A Tight Algorithm for Strongly Connected Steiner Subgraph on Two Terminals with Demands (Extended Abstract)

Given an edge-weighted directed graph G = (V, E) on n vertices and a set T = {t1, t2,… tp} of p terminals, the objective of the Strongly Connected Steiner Subgraph (SCSS) problem is to find an edge set H ⊆ E of minimum weight such that G[H] contains a ti → tj path for each 1 ≤ i _= j ≤ p. The problem is NP-hard, but Feldman and Ruhl [FOCS’99; SICOMP’06] gave a novel nO(p) algorithm for the p-SCSS problem. In this paper, we investigate the computational complexity of a variant of 2-SCSS where we have demands for the number of paths between each terminal pair.

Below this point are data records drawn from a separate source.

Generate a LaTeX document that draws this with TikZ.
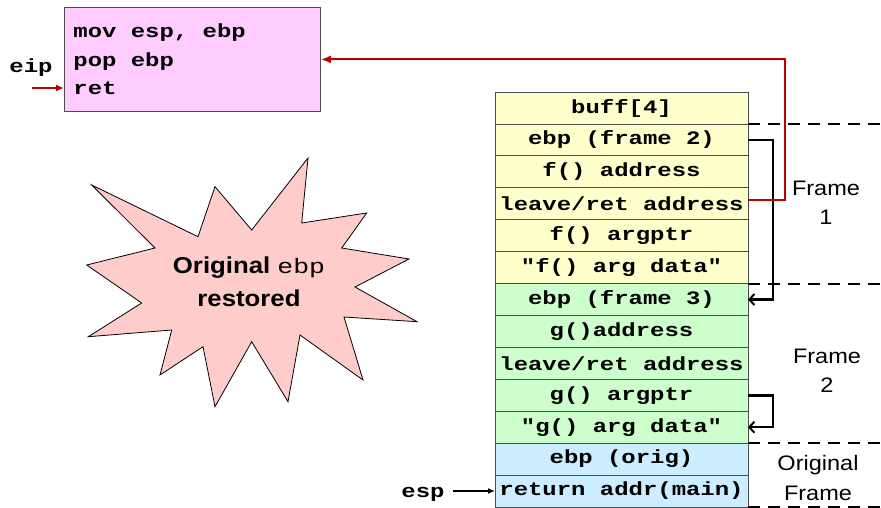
\documentclass[tikz,border=0pt]{standalone}
\usepackage{fontspec}
\usetikzlibrary{positioning,arrows.meta}
\newfontfamily\codefont{Liberation Mono}[FakeStretch=1.26, Ligatures=TeXOff, WordSpace={1,0,0}]
\newfontfamily\labelfont{Liberation Sans}[FakeStretch=1.12]
\newcommand\regname[1]{{\codefont\mdseries\fontsize{21}{33}\selectfont#1}}
\definecolor{pinkfill}{HTML}{FFCCFF}
\definecolor{yelfill}{HTML}{FFFFCC}
\definecolor{grnfill}{HTML}{CCFFCC}
\definecolor{blufill}{HTML}{CCECFF}
\definecolor{burstfill}{HTML}{FFCCCC}
\definecolor{darkred}{HTML}{C00000}

\begin{document}
\begin{tikzpicture}[x=1pt, y=-1pt,
	cell/.style={draw=black!70, line width=0.8pt, minimum width=253pt, minimum height=31.92pt, inner sep=0pt, outer sep=0pt, font=\codefont\bfseries\fontsize{19}{22}\selectfont},
	yel/.style={fill=yelfill}, grn/.style={fill=grnfill}, blu/.style={fill=blufill},
	code/.style={draw=black!70, line width=0.8pt, fill=pinkfill, anchor=north west, minimum width=256pt, minimum height=104pt, text width=238pt, inner xsep=9pt, align=left, font=\codefont\bfseries\fontsize{19}{28.5}\selectfont, execute at begin node={\spaceskip=0pt\xspaceskip=0pt}},
	reg/.style={anchor=base, font=\codefont\bfseries\fontsize{19}{22}\selectfont},
	lbl/.style={align=center, font=\labelfont\fontsize{21}{29.5}\selectfont},
	sep/.style={line width=2pt, dash pattern=on 12pt off 8pt},
	link/.style={line width=2.5pt, -{Straight Barb[length=5pt, width=11pt, line width=2pt]}},
	ret/.style={darkred, line width=2pt, -{Latex[length=10pt, width=8pt]}}]
	\useasboundingbox (0,0) rectangle (881,508);
	\coordinate (edge) at (881,0);

	% code being executed
	\node[code] (code) at (64,7) {mov esp, ebp\\pop ebp\\ret};
	\node[reg] (eip) at (31,73) {eip};
	\coordinate (eipfrom) at (32,88);

	% stack
	\node[cell, yel] (r1) at (621.5,108) {buff[4]};
	\node[cell, yel, below=0pt of r1] (r2) {ebp (frame 2)};
	\node[cell, yel, below=0pt of r2] (r3) {f() address};
	\node[cell, yel, below=0pt of r3] (r4) {leave/ret address};
	\node[cell, yel, below=0pt of r4] (r5) {f() argptr};
	\node[cell, yel, below=0pt of r5] (r6) {"f() arg data"};
	\node[cell, grn, below=0pt of r6] (r7) {ebp (frame 3)};
	\node[cell, grn, below=0pt of r7] (r8) {g()address};
	\node[cell, grn, below=0pt of r8] (r9) {leave/ret address};
	\node[cell, grn, below=0pt of r9] (r10) {g() argptr};
	\node[cell, grn, below=0pt of r10] (r11) {"g() arg data"};
	\node[cell, blu, below=0pt of r11] (r12) {ebp (orig)};
	\node[cell, blu, below=0pt of r12] (r13) {return addr(main)};
	\node[reg] (esp) at (423,497) {esp};

	% frames
	\draw[sep] (r1.south east) -- (r1.south east -| edge);
	\draw[sep] (r6.south east) -- (r6.south east -| edge);
	\draw[sep] (r11.south east) -- (r11.south east -| edge);
	\draw[sep] (r13.south east) -- (r13.south east -| edge);
	\node[lbl] (f1) at (826,203) {Frame\\1};
	\node[lbl] (f2) at (827,371) {Frame\\2};
	\node[lbl] (f0) at (818,478) {Original\\Frame};

	% message
	\filldraw[fill=burstfill, draw=black, line width=0.8pt]
		(91.7,185) -- (198,236.7) -- (215,186.7) -- (251.7,230) -- (308,158) -- (301.7,223)
		-- (366.7,213) -- (341.7,248) -- (409,259) -- (355,287) -- (417,321.7) -- (344,317)
		-- (363,380) -- (300,335) -- (288,401.7) -- (251.7,341.7) -- (215,406.7) -- (203,346.7)
		-- (160,375) -- (171.7,330) -- (88.3,336.7) -- (141.7,303) -- (86.7,265) -- (155,248) -- cycle;
	\node[align=center, font=\labelfont\bfseries\fontsize{23}{33}\selectfont] (msg) at (249,282)
		{Original \regname{ebp}\\restored};

	% pointers
	\draw[link] (r2.east) -- ++(25,0) |- (r7.east);
	\draw[link] (r10.east) -- ++(25,0) |- (r11.east);
	\draw[ret] ([yshift=4pt]r4.east) -- ++(37,0) |- (code.east);
	\draw[darkred, line width=2pt, -{Latex[length=8pt, width=7pt]}] (eipfrom) -- (eipfrom -| code.west);
	\draw[line width=1.5pt, -{Latex[length=7pt, width=6pt]}] ([xshift=5pt]esp.east |- r13.west) -- (r13.west);
\end{tikzpicture}
\end{document}
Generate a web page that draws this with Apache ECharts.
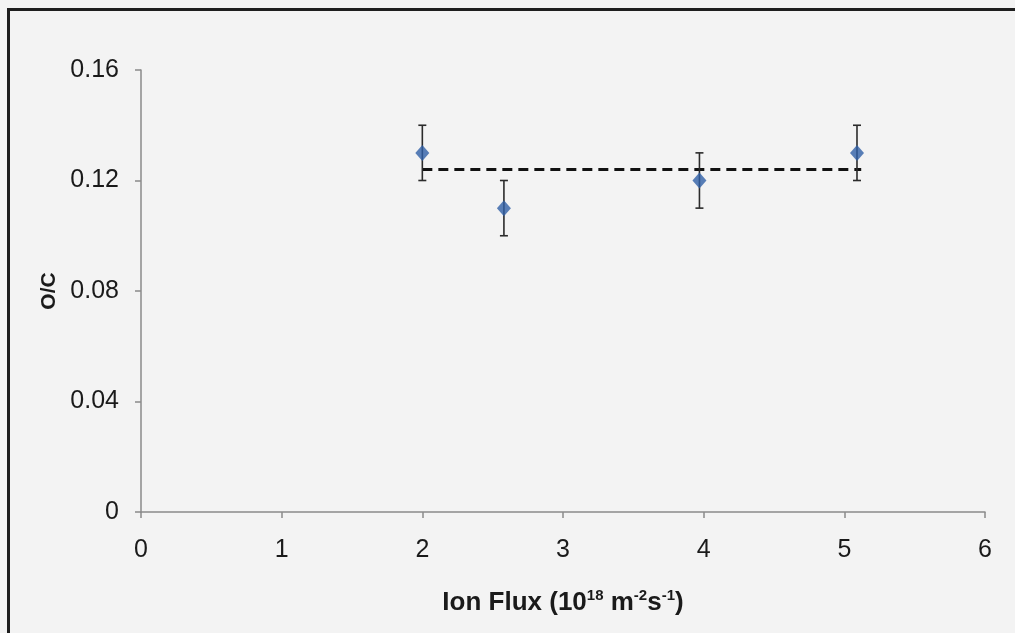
<!DOCTYPE html>
<html>
<head>
<meta charset="utf-8">
<script src="https://cdn.jsdelivr.net/npm/echarts@6/dist/echarts.min.js"></script>
<style>
  html, body { margin: 0; padding: 0; background: #f3f3f3; }
  #frame {
    position: absolute; left: 7px; top: 8px; width: 1015px; height: 633px;
    border-left: 3px solid #1e1e1e; border-top: 3px solid #1e1e1e;
    box-sizing: border-box;
  }
  #chart { position: absolute; left: 0; top: 0; width: 1015px; height: 633px; }
</style>
</head>
<body>
<div id="frame"></div>
<div id="chart"></div>
<script>
// Oxygen-to-carbon ratio against ion flux
const ionFlux = [2.0, 2.58, 3.97, 5.09];
const oxygenCarbon = [0.13, 0.11, 0.12, 0.13];
const ocError = [0.01, 0.01, 0.01, 0.01];
// mean level drawn as a dashed guide across the measured range
const meanFlux = [2.0, 5.12];
const meanLevel = [0.124, 0.124];
const xTicks = [0, 1, 2, 3, 4, 5, 6];
const yTicks = [0, 0.04, 0.08, 0.12, 0.16];

const points = ionFlux.map((x, i) => [x, oxygenCarbon[i]]);
const bars = ionFlux.map((x, i) => [x, oxygenCarbon[i] - ocError[i], oxygenCarbon[i] + ocError[i]]);
const meanLine = meanFlux.map((x, i) => [x, meanLevel[i]]);

const font = 'Liberation Sans, Arial, sans-serif';
const ink = '#1a1a1a';
const chart = echarts.init(document.getElementById('chart'));
chart.setOption({
  backgroundColor: 'transparent',
  animation: false,
  grid: { left: 141, right: 30, top: 70, bottom: 121 },
  xAxis: {
    type: 'value',
    min: xTicks[0], max: xTicks[xTicks.length - 1], interval: 1,
    name: '{m|Ion Flux (10}{s|18}{m| m}{s|-2}{m|s}{s|-1}{m|)}',
    nameLocation: 'middle', nameGap: 76,
    nameTextStyle: {
      rich: {
        m: { fontFamily: font, fontSize: 26, fontWeight: 'bold', color: ink, lineHeight: 30 },
        s: { fontFamily: font, fontSize: 15, fontWeight: 'bold', color: ink, lineHeight: 15, verticalAlign: 'top' }
      }
    },
    axisLine: { onZero: false, lineStyle: { color: '#8a8a8a', width: 1.5 } },
    axisTick: { show: true, length: 6, lineStyle: { color: '#8a8a8a', width: 1.5 } },
    axisLabel: { margin: 26, fontFamily: font, fontSize: 25, color: ink },
    splitLine: { show: false }
  },
  yAxis: {
    type: 'value',
    min: yTicks[0], max: yTicks[yTicks.length - 1], interval: 0.04,
    name: 'O/C',
    nameLocation: 'middle', nameGap: 80,
    nameTextStyle: { fontFamily: font, fontSize: 21, fontWeight: 'bold', color: ink },
    axisLine: { show: true, lineStyle: { color: '#8a8a8a', width: 1.5 } },
    axisTick: { show: true, length: 6, lineStyle: { color: '#8a8a8a', width: 1.5 } },
    axisLabel: {
      margin: 22, fontFamily: font, fontSize: 25, color: ink,
      formatter: v => (v === 0 ? '0' : v.toFixed(2))
    },
    splitLine: { show: false }
  },
  series: [
    {
      type: 'line',
      data: meanLine,
      symbol: 'none',
      lineStyle: { color: '#111', width: 3, type: [10, 6] },
      z: 2
    },
    {
      type: 'custom',
      data: bars,
      renderItem: (params, api) => {
        const x = api.value(0);
        const lo = api.coord([x, api.value(1)]);
        const hi = api.coord([x, api.value(2)]);
        const cap = 4;
        const style = { stroke: '#2b2b2b', lineWidth: 1.6 };
        return {
          type: 'group',
          children: [
            { type: 'line', shape: { x1: lo[0], y1: lo[1], x2: hi[0], y2: hi[1] }, style },
            { type: 'line', shape: { x1: hi[0] - cap, y1: hi[1], x2: hi[0] + cap, y2: hi[1] }, style },
            { type: 'line', shape: { x1: lo[0] - cap, y1: lo[1], x2: lo[0] + cap, y2: lo[1] }, style }
          ]
        };
      },
      z: 3
    },
    {
      type: 'scatter',
      data: points,
      symbol: 'diamond',
      symbolSize: [14, 16],
      itemStyle: { color: '#2f5fa6' },
      z: 4
    }
  ]
});
</script>
</body>
</html>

Formally, the 2-SCSS-(k1, k2) problem is defined as follows: given an edge-weighted directed graph G = (V, E) with weight function ω: E → R≥0, two terminal vertices s, t, and integers k₁, k₂; the objective is to find a set of k1 paths F₁, F₂,…, F_k1 from s → t and k₂ paths B₁, B₂,…, B_k2 from t → s such that ∑_e∈E ω(e)·φ(e) is minimized, where φ(e) = max{|{i: i ∈ [k₁], e ∈ Fi}|; |{j: j ∈ [k₂], e ∈ B_j}|}. For each k ≥ 1, we show the following:-The 2-SCSS-(k, 1) problem can be solved in n^O(k) time.-A matching lower bound for our algorithm: the 2-SCSS-(k, 1) problem does not have an f(k) · n^o(k) algorithm for any computable function f, unless the Exponential Time Hypothesis (ETH) fails. Our algorithm for 2-SCSS-(k, 1) relies on a structural result regarding the optimal solution followed by using the idea of a “token game” similar to that of Feldman and Ruhl. We show with an example that the structural result does not hold for the 2-SCSS-(k₁, k₂) problem if min{k₁, k₂} ≥ 2. Therefore 2-SCSS-(k, 1) is the most general problem one can attempt to solve with our techniques. To obtain the lower bound matching the algorithm, we reduce from a special variant of the Grid Tiling problem introduced by Marx [FOCS’07; ICALP’12].